Signs that the people we love never really go away, and signs that they watch over us always.
The first sign we got from you was when Aunt Mardie landed in Pittsburgh from Las Vegas, opened her suitcase, and found a penny smack dab in the middle of her suitcase, perfectly placed on top of her leather jacket.
I joked that I was VERY specific with you about what signs I would be looking for (paydays and M&Ms) but the truth is, I will gladly take them in any form.
We found pennies everywhere that week, in the strangest of places. Places we may just never have thought to look before losing you, but places where we needed to find them most.
Dad, you were always silently aware of my relationship and dynamic with mom toward the very end. I think the fact that you could relate, after losing your own mom, tore you apart. You talked often about how much you always missed her, and how you still talked to her, and how, when people asked how you and your three siblings were so calm and uninterested in fighting over property or money, "she could have left me a million dollars or one dollar; the day she died still hurt like hell."
You knew it was about to hurt like hell, and so I think you tuned in more than you may have before that. It was an unspoken support, and you never drew attention to it. I didn't even know you read this blog until Lirda and the Godfather told me you had called them over to the computer when I wrote one of my entries when the end was drawing near, and said "you have to see this one." Later, you would come out and tell me you read my latest entry and that it was well-written "as always." (I'm not recounting this to pat myself on the back...I just want you to know how much words like those meant, knowing you were an English major.)

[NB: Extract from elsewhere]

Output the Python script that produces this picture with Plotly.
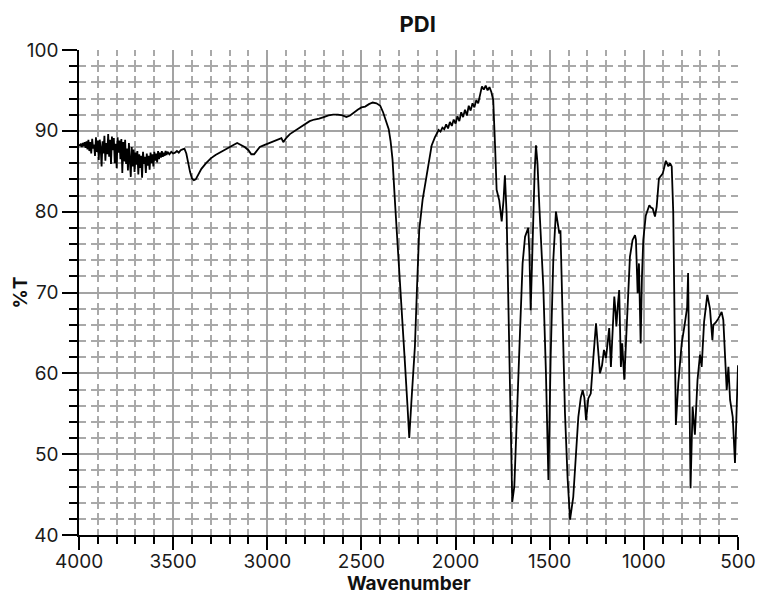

Things I didn't think you even necessarily paid attention to one way or another were subtly pointed out to others. The most notable being when Mary Ann would scratch my back when she sat by mom's bedside and you told her "you should feel really special. She usually only lets her mom do that." The day or so after mom had passed, you and I sat outside on Aunt Linda's front porch. I asked you to scratch my back. I think it threw you off and maybe it broke your heart a little bit, but damn if you didn't give it your all.
I know you knew about the Paydays and M&Ms. I never even thought to have a similar discussion with you about what types of signs I'd like from you. So when Neal sent me a picture of a green M&M and a green mike and Ike (always your favorite candy, and green was your favorite color) in the middle of the living room floor that couldn't have possibly been there before, I knew it was you, telling us you were safe and next to mom.
As if I even needed confirmation of my suspicion, Aunt Mardie called both Neal and I a few weeks later and told us about how she spoke to one of her friends in Vegas who had met you and is "in-tune" with subject matter such as this, and she told her "a woman came to take him." Thinking she was referring to the neighbor who came to help him when he told her he wasn't feeling well, she said "that's right, his neighbor came to take him to the hospital but ended up calling an ambulance." She said "No, a woman came to take him home." When she first said the words, I automatically thought: Grandma. But then she told me she mentioned something about a soulmate, and how soulmates aren't always married, and that's when I realized...
It was the other woman whose death hurt you like hell. (I quietly noticed things too, dad. You never once fooled me.)
Never in a million years did I think 2 pieces of candy in the middle of the living room floor would give me such a sense of peace.